Published 1st February 2019
Teaching Young Learners can be challenging, even if you love children! They are so full of energy and often they won’t sit still. No matter how hard you try they will fidget in their seats, stand up and walk around the class and chat with their neighbour so much so that it can be impossible to get through your lesson. The key to dealing with the high energy of young students is to keep them interested. This means changing the tempo of your lessons at regular intervals and keeping them active. You can do this by using brain breaks.
Brain breaks are short activities which get your students out of their chairs and moving. They help the students change focus for a few minutes and get rid of some energy. If you see your students losing concentration, stop the activity and do a brain break for a few minutes. When you are finished they should be able to sit down and concentrate again.

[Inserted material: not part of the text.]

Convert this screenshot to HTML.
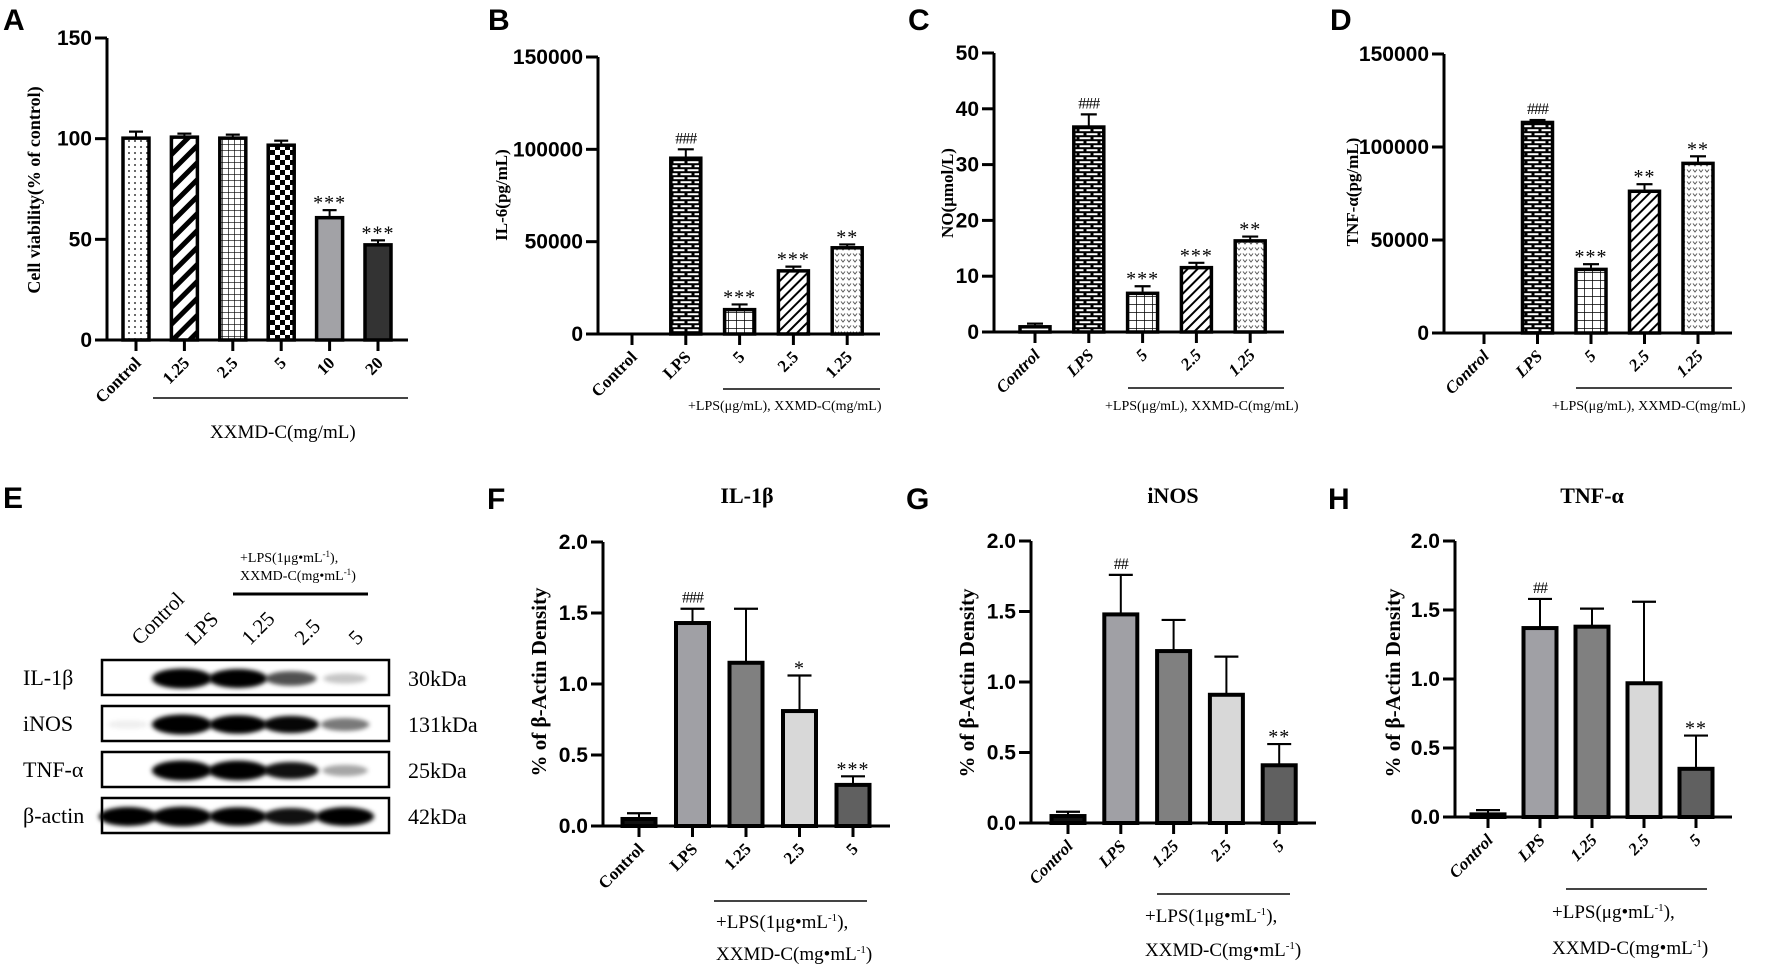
<!DOCTYPE html>
<html><head><meta charset="utf-8">
<style>
html,body{margin:0;padding:0;background:#fff;}
svg{display:block;}
.serif{font-family:"Liberation Serif",serif;}
.sans{font-family:"Liberation Sans",sans-serif;}
</style></head>
<body>
<svg id="fig" xmlns="http://www.w3.org/2000/svg" width="1772" height="971" viewBox="0 0 1772 971">
<defs>
<pattern id="p-dots" width="6" height="6" patternUnits="userSpaceOnUse"><rect width="6" height="6" fill="#fff"/><circle cx="3" cy="3" r="0.9" fill="#000"/></pattern>
<pattern id="p-diag-thick" width="12" height="12" patternUnits="userSpaceOnUse" patternTransform="rotate(45)"><rect width="12" height="12" fill="#fff"/><rect x="0" y="0" width="5" height="12" fill="#000"/></pattern>
<pattern id="p-grid" width="6" height="6" patternUnits="userSpaceOnUse"><rect width="6" height="6" fill="#fff"/><path d="M0 0H6M0 0V6" stroke="#000" stroke-width="1.3"/></pattern>
<pattern id="p-grid-big" width="8" height="8" patternUnits="userSpaceOnUse"><rect width="8" height="8" fill="#fff"/><path d="M0 0H8M0 0V8" stroke="#000" stroke-width="1.5"/></pattern>
<pattern id="p-checker" width="10" height="10" patternUnits="userSpaceOnUse"><rect width="10" height="10" fill="#fff"/><rect width="5" height="5" fill="#000"/><rect x="5" y="5" width="5" height="5" fill="#000"/></pattern>
<pattern id="p-brick" width="14" height="8" patternUnits="userSpaceOnUse"><rect width="14" height="8" fill="#000"/><rect x="1.5" y="1.2" width="11" height="2" fill="#fff"/><rect x="-5.5" y="5.2" width="11" height="2" fill="#fff"/><rect x="8.5" y="5.2" width="11" height="2" fill="#fff"/></pattern>
<pattern id="p-diag-thin" width="7" height="7" patternUnits="userSpaceOnUse" patternTransform="rotate(45)"><rect width="7" height="7" fill="#fff"/><rect width="2" height="7" fill="#000"/></pattern>
<pattern id="p-vee" width="6" height="6" patternUnits="userSpaceOnUse"><rect width="6" height="6" fill="#fff"/><path d="M1 1.5L3 4L5 1.5" stroke="#555" stroke-width="1" fill="none"/></pattern>
<filter id="blur" x="-50%" y="-100%" width="200%" height="300%"><feGaussianBlur stdDeviation="2.5 2"/></filter>
</defs>
<g id="root"></g>
</svg>
<script>
// ---------- Panel A data ----------
const aCats = ['Control','1.25','2.5','5','10','20'];
const aVals = [101, 101.5, 101, 97.5, 61.5, 48];
const aErrs = [103.5, 102.5, 102, 99, 64.5, 49.5];
const aSig = ['','','','','***','***'];
const aTicks = [0, 50, 100, 150];
// ---------- Panel B data ----------
const bCats = ['Control','LPS','5','2.5','1.25'];
const bVals = [0, 96000, 14000, 35000, 47500];
const bErrs = [0, 100000, 16000, 36500, 48500];
const bSig = ['','###','***','***','**'];
const bTicks = [0, 50000, 100000, 150000];
// ---------- Panel C data ----------
const cCats = ['Control','LPS','5','2.5','1.25'];
const cVals = [1.2, 37, 7.2, 11.8, 16.6];
const cErrs = [1.5, 39, 8.2, 12.4, 17.1];
const cSig = ['','###','***','***','**'];
const cTicks = [0, 10, 20, 30, 40, 50];
// ---------- Panel D data ----------
const dCats = ['Control','LPS','5','2.5','1.25'];
const dVals = [0, 114000, 35000, 77000, 92000];
const dErrs = [0, 114500, 37000, 80000, 95000];
const dSig = ['','###','***','**','**'];
const dTicks = [0, 50000, 100000, 150000];
// ---------- Panel F data ----------
const fCats = ['Control','LPS','1.25','2.5','5'];
const fVals = [0.06, 1.44, 1.16, 0.82, 0.30];
const fErrs = [0.09, 1.53, 1.53, 1.06, 0.35];
const fSig = ['','###','','*','***'];
const fTicks = [0, 0.5, 1.0, 1.5, 2.0];
// ---------- Panel G data ----------
const gCats = ['Control','LPS','1.25','2.5','5'];
const gVals = [0.06, 1.49, 1.23, 0.92, 0.42];
const gErrs = [0.08, 1.76, 1.44, 1.18, 0.56];
const gSig = ['','##','','','**'];
const gTicks = [0, 0.5, 1.0, 1.5, 2.0];
// ---------- Panel H data ----------
const hCats = ['Control','LPS','1.25','2.5','5'];
const hVals = [0.03, 1.38, 1.39, 0.98, 0.36];
const hErrs = [0.05, 1.58, 1.51, 1.56, 0.59];
const hSig = ['','##','','','**'];
const hTicks = [0, 0.5, 1.0, 1.5, 2.0];
// ---------- Western blot data ----------
const blotRows = ['IL-1β','iNOS','TNF-α','β-actin'];
const blotKDa = ['30kDa','131kDa','25kDa','42kDa'];
const blotLanes = ['Control','LPS','1.25','2.5','5'];
const blotIntensity = [
  [0.0, 1.0, 0.92, 0.55, 0.18],
  [0.05, 1.0, 0.88, 0.78, 0.42],
  [0.0, 1.0, 0.97, 0.75, 0.28],
  [0.92, 0.98, 0.88, 0.75, 0.9]
];

const NS='http://www.w3.org/2000/svg';
const root=document.getElementById('root');
function mk(tag, attrs, parent, text){
  const e=document.createElementNS(NS,tag);
  for(const k in attrs) e.setAttribute(k, attrs[k]);
  if(text!==undefined) e.textContent=text;
  (parent||root).appendChild(e);
  return e;
}

function drawPanel(p){
  const g=mk('g',{});
  
  
  const y=v=> p.y0 - v/p.max*(p.y0-p.yTop);
  const cx=i=> p.c0 + i*p.step;
  const ya=mk('line',{x1:p.x0,y1:p.yTop,x2:p.x0,y2:p.y0,stroke:'#000','stroke-width':3},g);
   
  const xa=mk('line',{x1:p.x0-12,y1:p.y0,x2:p.xEnd,y2:p.y0,stroke:'#000','stroke-width':3},g);
   
  p.ticks.forEach(t=>{
    mk('line',{x1:p.x0-12,y1:y(t),x2:p.x0,y2:y(t),stroke:'#000','stroke-width':3},g);
    const lbl = p.decimals? t.toFixed(1): String(t);
    const tx=mk('text',{x:p.x0-15,y:y(t)+7,'text-anchor':'end','font-size':p.tickFs||21,'font-weight':'bold',class:'sans'},g,lbl);
     
  });
  p.cats.forEach((c,i)=>{
    const x=cx(i), v=p.vals[i], e=p.errs[i], bw=p.barW;
    mk('line',{x1:x,y1:p.y0,x2:x,y2:p.y0+11,stroke:'#000','stroke-width':3},g);
    if(e>v){
      mk('line',{x1:x,y1:y(v),x2:x,y2:y(e),stroke:'#000','stroke-width':2},g);
      mk('line',{x1:x-p.capW/2,y1:y(e),x2:x+p.capW/2,y2:y(e),stroke:'#000','stroke-width':2.2},g);
    }
    if(v>0){
      const h=p.y0-y(v);
      const r=mk('rect',{x:x-bw/2,y:y(v)+1.5,width:bw,height:Math.max(h-1.5,1),fill:p.fills[i],stroke:'#000','stroke-width':p.bStroke||3.5},g);
      
      
    }
    if(p.sig[i]){
      const isHash=p.sig[i][0]==='#';
      const s=mk('text',{x:x,y:y(e)-(isHash?6:1),'text-anchor':'middle','font-size':isHash?16:20,class:'serif','letter-spacing':isHash?'-1':'1'},g,p.sig[i]);
       
    }
    const lx=x+6, ly=p.y0+24;
    const t=mk('text',{x:lx,y:ly,'text-anchor':'end','font-size':p.xFs||17,'font-weight':'bold','font-style':p.italic?'italic':'normal',class:'serif',transform:`rotate(-45 ${lx} ${ly})`},g,c);
     
  });
  const yt=mk('text',{x:p.ytX,y:p.ytY,'text-anchor':'middle','font-size':p.ytFs||18,'font-weight':'bold',class:'serif',transform:`rotate(-90 ${p.ytX} ${p.ytY})`},g,p.ytitle);
   
  const L=mk('text',{x:p.lx,y:p.ly,'font-size':30,'font-weight':'bold',class:'sans'},g,p.letter);
   
  if(p.title){
    const T=mk('text',{x:p.titleX,y:p.titleY,'text-anchor':'middle','font-size':22,'font-weight':'bold',class:'serif'},g,p.title);
     
  }
  const u=mk('line',{x1:p.u[0],y1:p.u[2],x2:p.u[1],y2:p.u[2],stroke:'#444','stroke-width':2},g);
   
  p.notes.forEach(n=>{
    const t=mk('text',{x:n[0],y:n[1],'font-size':n[3]||15,class:'serif'},g);
     
    t.innerHTML=n[2];
  });
}

const sup='<tspan font-size="11" dy="-7">-1</tspan><tspan dy="7">';
drawPanel({name:'panel-a-cell-viability',letter:'A',lx:3,ly:30,x0:107,yTop:38,y0:340,xEnd:408,max:150,ticks:aTicks,cats:aCats,vals:aVals,errs:aErrs,sig:aSig,
  c0:136,step:48.4,barW:26,capW:14,fills:['url(#p-dots)','url(#p-diag-thick)','url(#p-grid)','url(#p-checker)','#a2a2a6','#333'],
  ytitle:'Cell viability(% of control)',ytX:40,ytY:190,u:[153,408,398],notes:[[210,438,'XXMD-C(mg/mL)',19]]});
drawPanel({name:'panel-b-il6',letter:'B',lx:488,ly:30,x0:598,yTop:57,y0:334,xEnd:880,max:150000,ticks:bTicks,cats:bCats,vals:bVals,errs:bErrs,sig:bSig,
  c0:632,step:53.8,barW:30,capW:16,fills:['#fff','url(#p-brick)','url(#p-grid-big)','url(#p-diag-thin)','url(#p-vee)'],
  ytitle:'IL-6(pg/mL)',ytX:507,ytY:195,ytFs:17,u:[723,880,389],notes:[[688,410,'+LPS(μg/mL), XXMD-C(mg/mL)',14]]});
drawPanel({name:'panel-c-no',letter:'C',lx:908,ly:30,x0:994,yTop:53,y0:332,xEnd:1284,max:50,ticks:cTicks,cats:cCats,vals:cVals,errs:cErrs,sig:cSig,italic:true,
  c0:1035,step:53.8,barW:30,capW:16,fills:['#fff','url(#p-brick)','url(#p-grid-big)','url(#p-diag-thin)','url(#p-vee)'],
  ytitle:'NO(μmol/L)',ytX:953,ytY:193,ytFs:17,u:[1128,1284,388],notes:[[1105,410,'+LPS(μg/mL), XXMD-C(mg/mL)',14]]});
drawPanel({name:'panel-d-tnf',letter:'D',lx:1330,ly:30,x0:1444,yTop:54,y0:333,xEnd:1732,max:150000,ticks:dTicks,cats:dCats,vals:dVals,errs:dErrs,sig:dSig,italic:true,
  c0:1484,step:53.5,barW:30,capW:16,fills:['#fff','url(#p-brick)','url(#p-grid-big)','url(#p-diag-thin)','url(#p-vee)'],
  ytitle:'TNF-α(pg/mL)',ytX:1358,ytY:192,ytFs:17,u:[1576,1732,388],notes:[[1552,410,'+LPS(μg/mL), XXMD-C(mg/mL)',14]]});
const gray=['#111','#a0a0a5','#808080','#d8d8d8','#606060'];
drawPanel({name:'panel-f-il1b',letter:'F',lx:487,ly:509,x0:603,yTop:542,y0:826,xEnd:890,max:2,ticks:fTicks,decimals:true,cats:fCats,vals:fVals,errs:fErrs,sig:fSig,
  c0:639,step:53.5,barW:33,capW:24,fills:gray,bStroke:4,
  ytitle:'% of β-Actin Density',ytX:546,ytY:682,ytFs:21,title:'IL-1β',titleX:747,titleY:503,
  u:[714,867,901],notes:[[716,928,'+LPS(1μg•mL'+sup+'),</tspan>',19],[716,960,'XXMD-C(mg•mL'+sup+')</tspan>',19]]});
drawPanel({name:'panel-g-inos',letter:'G',lx:906,ly:509,x0:1031,yTop:541,y0:823,xEnd:1316,max:2,ticks:gTicks,decimals:true,cats:gCats,vals:gVals,errs:gErrs,sig:gSig,italic:true,
  c0:1068,step:52.8,barW:33,capW:24,fills:gray,bStroke:4,
  ytitle:'% of β-Actin Density',ytX:974,ytY:683,ytFs:21,title:'iNOS',titleX:1173,titleY:503,
  u:[1157,1290,894],notes:[[1145,922,'+LPS(1μg•mL'+sup+'),</tspan>',19],[1145,956,'XXMD-C(mg•mL'+sup+')</tspan>',19]]});
drawPanel({name:'panel-h-tnf',letter:'H',lx:1328,ly:509,x0:1455,yTop:541,y0:817,xEnd:1732,max:2,ticks:hTicks,decimals:true,cats:hCats,vals:hVals,errs:hErrs,sig:hSig,italic:true,
  c0:1488,step:52,barW:33,capW:24,fills:gray,bStroke:4,
  ytitle:'% of β-Actin Density',ytX:1400,ytY:683,ytFs:21,title:'TNF-α',titleX:1592,titleY:503,
  u:[1566,1707,889],notes:[[1552,918,'+LPS(μg•mL'+sup+'),</tspan>',19],[1552,954,'XXMD-C(mg•mL'+sup+')</tspan>',19]]});

// ---------- Panel E: western blot ----------
(function(){
  const g=mk('g',{});
  
  
  const L=mk('text',{x:3,y:508,'font-size':30,'font-weight':'bold',class:'sans'},g,'E');
   
  const boxTop=[660,706,752,798], boxH=35, bx0=102, bx1=389;
  const laneX=[128,182,238,291,345];
  blotLanes.forEach((n,i)=>{
    const lx=laneX[i]+12, ly=646;
    const t=mk('text',{x:lx,y:ly,'font-size':21,class:'serif',transform:`rotate(-45 ${lx} ${ly})`},g,n);
     
  });
  const n1=mk('text',{x:240,y:562,'font-size':14,class:'serif'},g);
  n1.innerHTML='+LPS(1μg•mL<tspan font-size="9" dy="-5">-1</tspan><tspan dy="5">),</tspan>';
   
  const n2=mk('text',{x:240,y:580,'font-size':14,class:'serif'},g);
  n2.innerHTML='XXMD-C(mg•mL<tspan font-size="9" dy="-5">-1</tspan><tspan dy="5">)</tspan>';
   
  mk('line',{x1:233,y1:594,x2:368,y2:594,stroke:'#000','stroke-width':3},g);
  blotRows.forEach((r,ri)=>{
    const top=boxTop[ri];
    const rl=mk('text',{x:23,y:top+25,'font-size':22,class:'serif'},g,r);
     
    const box=mk('rect',{x:bx0,y:top,width:bx1-bx0,height:boxH,fill:'#fff',stroke:'#000','stroke-width':2.5},g);
     
    blotIntensity[ri].forEach((v,li)=>{
      if(v<=0) return;
      const w = 20 + 10*Math.min(v,1);
      const h = 6 + 12*Math.min(v,1);
      const b=mk('ellipse',{cx:laneX[li],cy:top+boxH/2+1,rx:w,ry:h/2+1,fill:'#000','fill-opacity':Math.min(1,v*1.25),filter:'url(#blur)'},g);
       
    });
    const k=mk('text',{x:408,y:top+26,'font-size':22,class:'serif'},g,blotKDa[ri]);
     
  });
})();
</script>
</body></html>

Here are a few of our favourite brain breaks for Young Learners.
The teacher instructs the students to do five actions, with the first action being done five times, the second four times, the third three times and so on. For example, five star jumps, four hops, three claps, two hi-fives and touch your toes.
The students walk around the classroom, mingling. The teacher calls out a number and the students must form a group consisting of that number of students as quickly as possible.
The teacher plays music and the students must dance around the classroom. The teacher stops the music at a random time and the students must freeze in whatever dance move position they are in. The teacher can walk around the classroom and try to make them move by making them laugh.
The teacher gives the students an instruction. If the teacher starts the instruction by saying “Simon says” then the students must do the action. If the teacher does not say “Simon says” they mustn’t do the action.
The teacher calls out an object which can be found somewhere in the classroom and the students must run to touch it. A word of warning: use objects which can be accessed by many students at the same time – for example, curtains, wall, door, desk, book. If you choose a singular object there may be a stampede!
Throw a ball to a student who must throw it to another student without hesitation. In other words, the ball should always be in the air. After a few minutes introduce a second ball, and a third.